Frequently Asked Questions
Can a deaf dog learn obedience as well as a hearing dog? Yes. Deaf dogs can learn every command a hearing dog learns — sit, down, stay, recall, heel, and tricks. You're swapping sound for sight, not removing information. Many deaf dogs actually focus more on their handler because they're not distracted by ambient noise.
Do I need a vibration collar to train a deaf dog? A vibration collar helps but isn't mandatory. It's the easiest way to get attention at a distance or off-leash, and it's a humane bridge when you can't make eye contact. If you train only in close range, a flashlight, a stomp on the floor, or a hand wave can work just as well.

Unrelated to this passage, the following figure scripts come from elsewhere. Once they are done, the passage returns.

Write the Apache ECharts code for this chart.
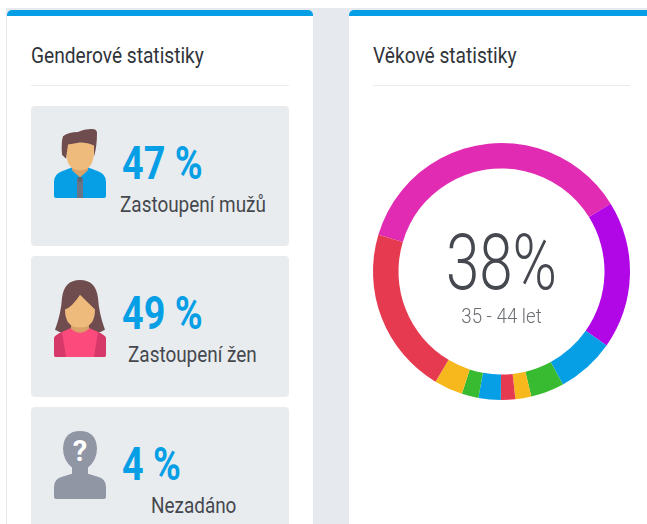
<!DOCTYPE html>
<html>
<head>
<meta charset="utf-8" />
<title>Statistiky</title>
<script src="https://cdn.jsdelivr.net/npm/echarts@6/dist/echarts.min.js"></script>
<style>
html, body { margin: 0; padding: 0; background: #fff; }
body { width: 647px; height: 524px; overflow: hidden; position: relative; font-family: Roboto, sans-serif; }
.page { position: absolute; left: 6px; top: 8px; right: 0; bottom: 0; background: #e6e9ee; }
.card { position: absolute; top: 10px; height: 514px; background: #fff; border-top: 6px solid #069fe6; border-radius: 5px 5px 0 0; box-sizing: border-box; }
.card.left { left: 7px; width: 306px; }
.card.right { left: 349px; width: 298px; border-top-right-radius: 0; }
.title { position: absolute; top: 43px; font-size: 22px; color: #30343a; transform: scaleX(0.87); transform-origin: left top; white-space: nowrap; line-height: 26px; }
.rule { position: absolute; top: 85px; height: 1px; background: #e9ebef; }
.tile { position: absolute; left: 31px; width: 258px; background: #e9ecef; border-radius: 4px; }
.tile svg { position: absolute; left: 23px; width: 52px; }
.value { position: absolute; left: 91px; top: 30px; font-size: 46px; line-height: 54px; font-weight: 700; color: #069fe6; transform: scaleX(0.82); transform-origin: left top; white-space: nowrap; }
.label { position: absolute; top: 85px; font-size: 22px; line-height: 28px; color: #45484e; transform: scaleX(0.86); transform-origin: left top; white-space: nowrap; }
#ageChart { position: absolute; left: 349px; top: 120px; width: 298px; height: 304px; }
</style>
</head>
<body>
<div class="page"></div>
<div class="card left"></div>
<div class="card right"></div>

<div class="title" style="left:31px">Genderové statistiky</div>
<div class="rule" style="left:31px;width:258px"></div>
<div class="title" style="left:373px">Věkové statistiky</div>
<div class="rule" style="left:373px;width:257px"></div>

<div class="tile" style="top:106px;height:140px">
  <svg viewBox="0 1 52 67" preserveAspectRatio="none" style="top:23px;height:69px">
    <path d="M2 68 Q0 68 0 66 L0 52 Q0 45 8 42 L19 38 L33 38 L44 42 Q52 45 52 52 L52 66 Q52 68 50 68 Z" fill="#069fe6"/>
    <path d="M18 36 L34 36 L34 41 L26 48 L18 41 Z" fill="#d9a268"/>
    <path d="M23 50 L29 50 L29 68 L23 68 Z" fill="#6c7585"/>
    <circle cx="26" cy="50" r="2.6" fill="#5f6675"/>
    <path d="M12 22 Q12 41 26 41 Q40 41 40 22 L40 14 L12 14 Z" fill="#efbb7c"/>
    <path d="M8 26 Q7 14 9 8 Q15 4 24 4 Q30 1 38 1 Q43 1 43 5 Q43 18 40 28 L40 17 Q34 14 26 14 L14 16 L12 30 Z" fill="#6f4d4f"/>
  </svg>
  <div class="value">47 %</div>
  <div class="label" style="left:89px">Zastoupení mužů</div>
</div>

<div class="tile" style="top:256px;height:141px">
  <svg viewBox="0 0 52 68" preserveAspectRatio="none" style="top:24px;height:77px">
    <path d="M26 0 Q42 0 44 16 Q45 30 51 44 Q42 49 26 49 Q10 49 1 44 Q7 30 8 16 Q10 0 26 0 Z" fill="#6f4d4f"/>
    <path d="M0 52 Q0 49 8 46 L18 42 L34 42 L44 46 Q52 49 52 52 L52 66 Q52 68 50 68 L2 68 Q0 68 0 66 Z" fill="#fd4a7c"/>
    <path d="M0 52 Q0 49 8 46 L12 68 L2 68 Q0 68 0 66 Z M52 52 Q52 49 44 46 L40 68 L50 68 Q52 68 52 66 Z" fill="#d6386a"/>
    <path d="M17 36 L35 36 L35 43 Q26 50 17 43 Z" fill="#d9a268"/>
    <path d="M26 13 Q34 20 41 26 Q41 42 26 42 Q11 42 11 26 Q18 24 26 13 Z" fill="#efbb7c"/>
  </svg>
  <div class="value">49 %</div>
  <div class="label" style="left:97px">Zastoupení žen</div>
</div>

<div class="tile" style="top:407px;height:130px">
  <svg viewBox="0 1 52 67" preserveAspectRatio="none" style="top:24px;height:68px">
    <path d="M2 68 Q0 68 0 66 L0 56 Q0 48 8 46 L18 43 L18 37 Q9 30 9 18 Q10 1 26 1 Q42 1 43 18 Q43 30 34 37 L34 43 L44 46 Q52 48 52 56 L52 66 Q52 68 50 68 Z" fill="#9096a4"/>
    <text x="26" y="31" text-anchor="middle" font-family="Roboto" font-weight="700" font-size="29" fill="#fff">?</text>
  </svg>
  <div class="value">4 %</div>
  <div class="label" style="left:120px">Nezadáno</div>
</div>

<div id="ageChart"></div>

<script>
// podily vycteny z obrazku, poradi po smeru hodin od fialove vysece
const ageValues = [36.5, 18.6, 7.3, 4.2, 2.0, 1.8, 2.8, 2.1, 3.6, 21.0];
const ageColors = ["#e22bb3", "#b106e6", "#069fe6", "#38bb31", "#f6b81c", "#e63a50", "#069fe6", "#38bb31", "#f6b81c", "#e63a50"];
const topValue = "38%";
const topGroup = "35 - 44 let";

const ageChart = echarts.init(document.getElementById("ageChart"));
ageChart.setOption({
  animation: false,
  graphic: [
    {
      type: "text",
      x: 152.5,
      y: 150,
      scaleX: 0.78,
      style: { text: topValue, font: "300 77px Roboto", fill: "#45484e", align: "center", verticalAlign: "middle" },
    },
    {
      type: "text",
      x: 152.5,
      y: 197.5,
      scaleX: 0.89,
      style: { text: topGroup, font: "300 21px Roboto", fill: "#6b6e73", align: "center", verticalAlign: "middle" },
    },
  ],
  series: [
    {
      type: "pie",
      center: [152.5, 151.5],
      radius: [103, 128.5],
      startAngle: 163.4,
      silent: true,
      label: { show: false },
      labelLine: { show: false },
      data: ageValues.map((value, i) => ({ value: value, itemStyle: { color: ageColors[i] } })),
    },
  ],
});
</script>
</body>
</html>
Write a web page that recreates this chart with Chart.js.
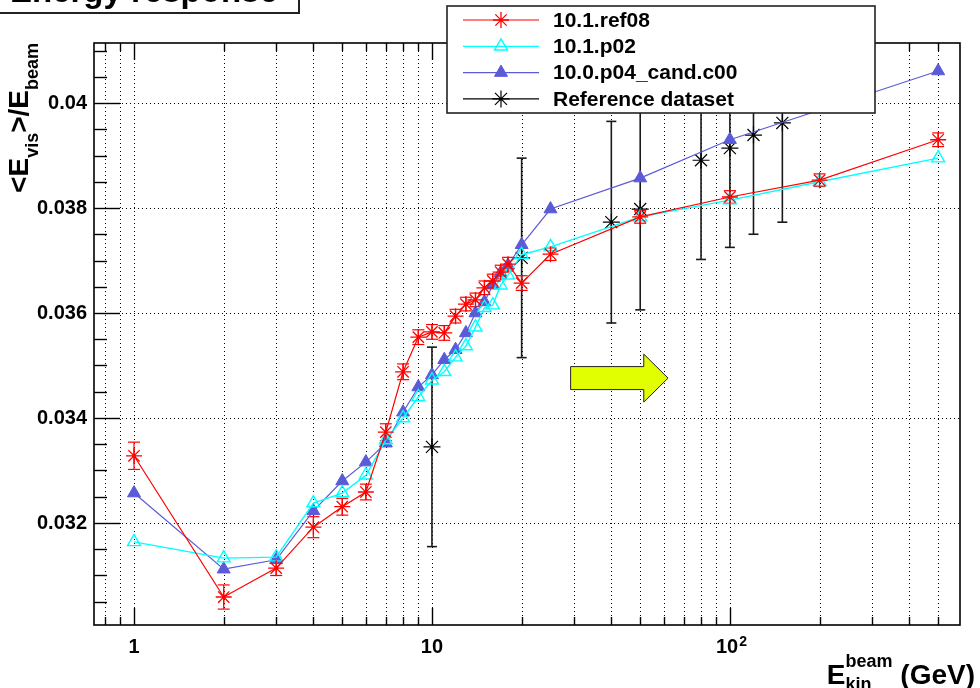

How do I get a deaf dog to come back when they're off-leash? Build a strong visual recall first. Teach a big, sweeping arm gesture that means come, and reward heavily every time your dog responds. Pair that with a vibration collar buzz once your dog understands the hand signal. Practice in fenced areas until recall is rock-solid before any open-field work.
What's the hardest part of training a deaf dog for most owners? Remembering to get eye contact before giving a cue. Hearing dogs catch verbal commands out of the corner of their ear; deaf dogs miss anything they don't see. The fix is a check-in cue and a habit of waiting for your dog to look at you before you signal anything.
Training a deaf dog isn't about working around a limitation. It's about building a communication system that's clearer than what most hearing dogs ever get. Your dog will watch you more closely than any dog you've owned. That kind of attention, paired with consistent signals and a vibration collar used as a pager, will get you an obedience dog that turns heads at the park.
Your homework tonight: Pick one hand signal for "look at me." Stand in your living room, tap your dog on the shoulder, and the second they make eye contact, give a thumbs-up and a treat. Do that 10 times before bed. Do it again tomorrow morning. By the end of the week you'll have a dog who checks in on their own — and that's the foundation every other command is built on.